Bij arrest van 17 oktober 2018 stelde het Hof van Beroep te Brussel een belangrijke grens aan de ongebreidelde mogelijkheid tot instellen van een stakingsvordering.
EDF Luminus (‘EDF’) bekritiseerde de werkwijze van de aankoopcentrale het Vlaams Energiebedrijf (‘VEB’). EDF argumenteerde dat het VEB de wetgeving overheidsopdrachten schond door enkel het onderdeel “energiebevoorrading” (aankoop van energie) in de markt te plaatsen, maar niet het onderdeel “energielevering” (het leveren aan de klanten, inclusief facturatie en bijhorende diensten). Het luik “energielevering” zou zij – als aankoopcentrale – voor haar eigen rekening nemen. EDF argumenteerde dat deze inbreuk op de overheidsopdrachten wetgeving, en de praktijken op zich een oneerlijke marktpraktijk uitmaakte in de zin van artikel VI.104 van het Wetboek Economisch Recht, waardoor zij beroep zou kunnen doen op de stakingsrechter. [1]
De stakingsrechter in eerste aanleg verklaarde deze vordering ontvankelijk, maar ongegrond. In beroep werd echter geoordeeld dat de stakingsrechter niet bevoegd was om kennis te nemen van de vordering. Een vordering m.b.t. zulke beweerde onrechtmatigheid valt volgens het Hof immers onder de Wet van 17 juni 2013[2] omtrent overheidsopdrachten. Deze wet voorziet in een specifieke rechtsbescherming ten aanzien van alle beslissingen die in het kader van een overheidsopdrachtenprocedure worden genomen. Zo worden de verhaaltermijnen (vijftien dagen voor een vordering tot schorsing en zestig dagen voor een vordering tot vernietiging) op een dwingende wijze geregeld in artikel 23 van deze Wet. Het Hof oordeelde aldus dat EDF de mogelijkheid had om binnen de desbetreffende termijnen op te komen tegen de bestekken van VEB. Zij heeft evenwel nagelaten dit te doen, met als gevolg dat zij deze beroepsmogelijkheden zonder meer verloren heeft laten gaan. Bovendien kan volgens diezelfde wet, een overheidsopdracht, zodra die is gesloten, niet meer worden geschorst of onverbindend worden verklaard door welke verhaalsinstantie dan ook (om de rechtszekerheid te waarborgen).

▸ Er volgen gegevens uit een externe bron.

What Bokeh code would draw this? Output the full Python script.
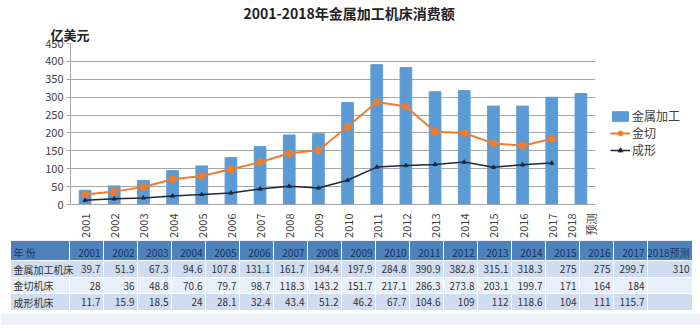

Het Hof oordeelde bijgevolg: “Het kan niet de bedoeling zijn om de in de overheidsopdrachtenwetgeving voorziene verhaalmogelijkheden, met inbegrip van de geëigende verhaalinstanties en –termijnen te omzeilen door het instellen van een stakingsvordering.”

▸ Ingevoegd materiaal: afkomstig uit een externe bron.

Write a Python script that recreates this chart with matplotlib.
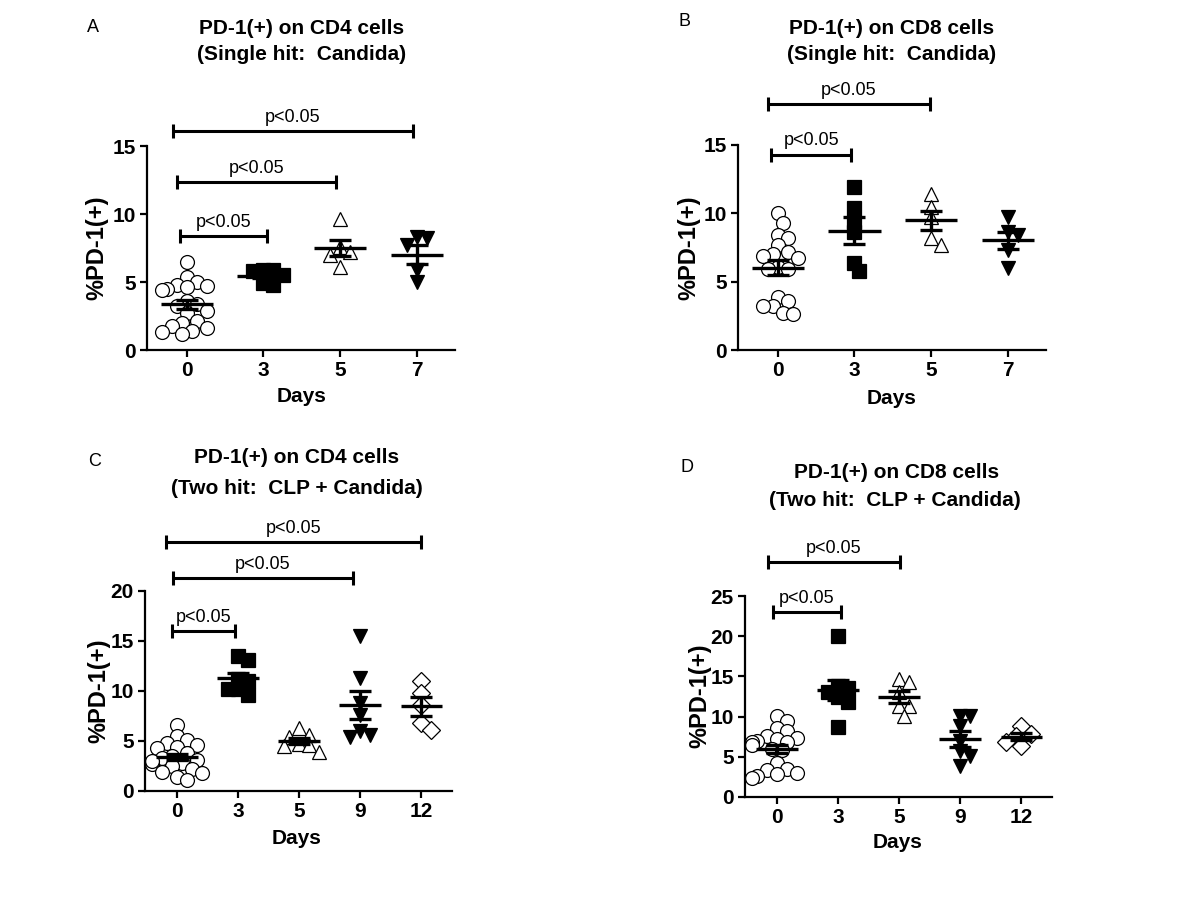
import numpy as np
import matplotlib.pyplot as plt

plt.rcParams['font.family'] = ['Liberation Sans', 'DejaVu Sans']

W, H = 1200, 900

# ---- data ----
days_single = ['0', '3', '5', '7']
days_two = ['0', '3', '5', '9', '12']

cd4_single_d0 = [6.5, 5.4, 5.0, 4.8, 4.6, 4.5, 4.4, 4.7, 3.6, 3.4, 3.2, 2.9, 2.7, 2.1, 2.0, 1.8, 1.6, 1.4, 1.3, 1.2]
cd4_single_d3 = [5.9, 5.9, 5.5, 5.8, 4.9, 4.8]
cd4_single_d5 = [9.6, 7.6, 7.2, 7.0, 6.1]
cd4_single_d7 = [8.3, 8.2, 7.7, 5.9, 5.0]

cd8_single_d0 = [10.0, 9.3, 8.45, 8.2, 7.7, 7.2, 7.0, 6.9, 6.75, 6.1, 5.9, 5.9, 3.9, 3.55, 3.2, 3.2, 2.7, 2.6]
cd8_single_d3 = [11.9, 10.4, 9.4, 8.6, 6.4, 5.75]
cd8_single_d5 = [11.4, 10.5, 9.7, 8.2, 7.7]
cd8_single_d7 = [9.7, 8.6, 8.45, 7.35, 6.0]

cd4_two_d0 = [6.6, 5.5, 5.1, 4.8, 4.6, 4.4, 4.3, 3.8, 3.5, 3.3, 3.1, 2.8, 2.7, 2.5, 2.2, 1.9, 1.8, 1.4, 1.1, 3.0]
cd4_two_d3 = [13.5, 13.1, 11.2, 11.0, 10.2, 10.2, 9.6]
cd4_two_d5 = [6.3, 5.6, 5.45, 4.7, 4.6, 4.5, 3.95]
cd4_two_d9 = [15.5, 11.3, 8.8, 7.6, 6.0, 5.45, 5.6]
cd4_two_d12 = [11.0, 9.8, 8.6, 6.8, 6.1]

cd8_two_d0 = [10.1, 9.5, 8.6, 8.2, 7.6, 7.4, 7.2, 7.0, 6.9, 6.8, 6.5, 6.0, 5.8, 4.2, 3.5, 3.4, 3.0, 2.8, 2.6, 2.4]
cd8_two_d3 = [20.0, 13.8, 13.5, 13.0, 12.5, 11.8, 8.7]
cd8_two_d5 = [14.7, 14.3, 13.0, 11.3, 11.3, 10.1]
cd8_two_d9 = [10.1, 10.1, 8.8, 6.95, 5.7, 5.1, 3.8]
cd8_two_d12 = [8.8, 7.8, 7.6, 6.9, 6.4]

# marker per day: (marker, filled, size)
day_markers = {'0': ('o', False, 10), '3': ('s', True, 9.5), '5': ('^', False, 10.5),
               '7': ('v', True, 10.5), '9': ('v', True, 10.5), '12': ('D', False, 9)}


def swarm(values, ppx, ppy, d=10.0):
    """simple beeswarm offsets (in x data units) so the symbols don't pile up"""
    order = np.argsort(values)[::-1]
    placed = []
    offs = np.zeros(len(values))
    step = d / 2.0
    for idx in order:
        v = values[idx]
        for k in [0, 1, -1, 2, -2, 3, -3, 4, -4, 5, -5]:
            x = k * step
            ok = True
            for (px, pv) in placed:
                if (x - px) ** 2 + ((v - pv) * ppy) ** 2 < d ** 2:
                    ok = False
                    break
            if ok:
                break
        placed.append((x, v))
        offs[idx] = x / ppx
    return offs


def fig_xy(px, py):
    return px / W, 1 - py / H


def draw_panel(fig, box, days, groups, yticks, brackets):
    left, right, y0, ytick_px, axes_top = box
    ymax = yticks[-1]
    scale = (y0 - ytick_px) / ymax
    ax = fig.add_axes([left / W, 1 - y0 / H, (right - left) / W, (y0 - axes_top) / H])
    n = len(days)
    ax.set_xlim(-0.52, n - 0.5)
    ax.set_ylim(0, (y0 - axes_top) / scale)
    ppx = (right - left) / (n - 0.5 + 0.52)

    for i, (day, vals) in enumerate(zip(days, groups)):
        vals = np.array(vals)
        mk, filled, ms = day_markers[day]
        offs = swarm(vals, ppx, scale)
        ax.plot(i + offs, vals, linestyle='none', marker=mk, ms=ms,
                mfc='black' if filled else 'white', mec='black', mew=0.9,
                clip_on=False, zorder=2)
        m = vals.mean()
        sem = vals.std(ddof=1) / np.sqrt(len(vals))
        ax.hlines(m, i - 0.34, i + 0.34, color='black', lw=2.4, zorder=3)
        ax.errorbar(i, m, yerr=sem, fmt='none', ecolor='black', elinewidth=2.4,
                    capsize=8, capthick=2.4, zorder=3)

    for (x1, x2, y) in brackets:
        ax.plot([x1, x2], [y, y], color='black', lw=2.2, marker='|', ms=10, mew=2.2,
                clip_on=False, solid_capstyle='butt')
        ax.annotate('p<0.05', xy=((x1 + x2) / 2, y), xytext=(0, 10),
                    textcoords='offset points', ha='center', va='center', fontsize=13)

    ax.set_xticks(range(n))
    ax.set_xticklabels(days)
    ax.set_yticks(yticks)
    for lab in ax.get_xticklabels() + ax.get_yticklabels():
        lab.set_fontweight('bold')
    ax.tick_params(axis='both', direction='out', length=5, width=1.6, labelsize=15, pad=3)
    ax.spines['top'].set_visible(False)
    ax.spines['right'].set_visible(False)
    ax.spines['left'].set_bounds(0, ymax)
    ax.spines['left'].set_linewidth(1.6)
    ax.spines['bottom'].set_linewidth(1.6)
    ax.patch.set_visible(False)
    return ax


fig = plt.figure(figsize=(12, 9), dpi=100)

panels = [
    dict(letter='A', letter_xy=(93, 28),
         title=['PD-1(+) on CD4 cells', '(Single hit:  Candida)'], title_xy=[(302, 28), (302, 55)],
         box=(147, 455, 350, 146, 100), days=days_single,
         groups=[cd4_single_d0, cd4_single_d3, cd4_single_d5, cd4_single_d7],
         yticks=[0, 5, 10, 15],
         brackets=[(-0.18, 2.95, 16.1), (-0.13, 1.95, 12.35), (-0.09, 1.04, 8.35)],
         xlabel_xy=(302, 397), ylabel_xy=(97, 248)),
    dict(letter='B', letter_xy=(685, 22),
         title=['PD-1(+) on CD8 cells', '(Single hit:  Candida)'], title_xy=[(892, 28), (892, 55)],
         box=(738, 1046, 350, 145, 100), days=days_single,
         groups=[cd8_single_d0, cd8_single_d3, cd8_single_d5, cd8_single_d7],
         yticks=[0, 5, 10, 15],
         brackets=[(-0.13, 1.98, 18.0), (-0.09, 0.96, 14.3)],
         xlabel_xy=(892, 398), ylabel_xy=(689, 248)),
    dict(letter='C', letter_xy=(95, 462),
         title=['PD-1(+) on CD4 cells', '(Two hit:  CLP + Candida)'], title_xy=[(297, 458), (297, 488)],
         box=(145, 452, 791, 591, 520), days=days_two,
         groups=[cd4_two_d0, cd4_two_d3, cd4_two_d5, cd4_two_d9, cd4_two_d12],
         yticks=[0, 5, 10, 15, 20],
         brackets=[(-0.18, 4.0, 24.9), (-0.07, 2.88, 21.3), (-0.08, 0.95, 16.0)],
         xlabel_xy=(297, 838), ylabel_xy=(99, 691)),
    dict(letter='D', letter_xy=(687, 468),
         title=['PD-1(+) on CD8 cells', '(Two hit:  CLP + Candida)'], title_xy=[(897, 472), (895, 500)],
         box=(745, 1052, 797, 596, 535), days=days_two,
         groups=[cd8_two_d0, cd8_two_d3, cd8_two_d5, cd8_two_d9, cd8_two_d12],
         yticks=[0, 5, 10, 15, 20, 25],
         brackets=[(-0.15, 2.02, 29.2), (-0.07, 1.05, 23.0)],
         xlabel_xy=(898, 843), ylabel_xy=(700, 696)),
]

for p in panels:
    draw_panel(fig, p['box'], p['days'], p['groups'], p['yticks'], p['brackets'])
    fig.text(*fig_xy(*p['letter_xy']), p['letter'], fontsize=13, ha='center', va='center')
    for line, xy in zip(p['title'], p['title_xy']):
        fig.text(*fig_xy(*xy), line, fontsize=15, fontweight='bold', ha='center', va='center')
    fig.text(*fig_xy(*p['xlabel_xy']), 'Days', fontsize=15, fontweight='bold', ha='center', va='center')
    fig.text(*fig_xy(*p['ylabel_xy']), '%PD-1(+)', fontsize=17, fontweight='bold',
             ha='center', va='center', rotation=90)

fig.savefig('out.png', dpi=100, facecolor='white')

Bijgevolg had de stakingsrechter zich in eerste aanleg niet bevoegd mogen verklaren om kennis te nemen van de vordering, en aldus is ook het Hof – als beroepsinstantie – onbevoegd.
Dit arrest geeft aan dat er grenzen zijn aan de bevoegdheden van de stakingsrechter, in het bijzonder dat het niet de bedoeling kan zijn de voorziene rechtsbescherming in specifieke regelgevingen via de weg van artikel VI.104 WER te omzeilen, aldus het Hof.
Voetnoten
Brussel, 17 oktober 2018, 2017/AR/1524, niet gepubl.
Wet van 17 juni 2013 betreffende de motivering, de informatie, en de rechtsmiddelen inzake overheidsopdrachten en bepaalde opdrachten voor werken, leveringen en diensten (B.S. 21 juni 2013).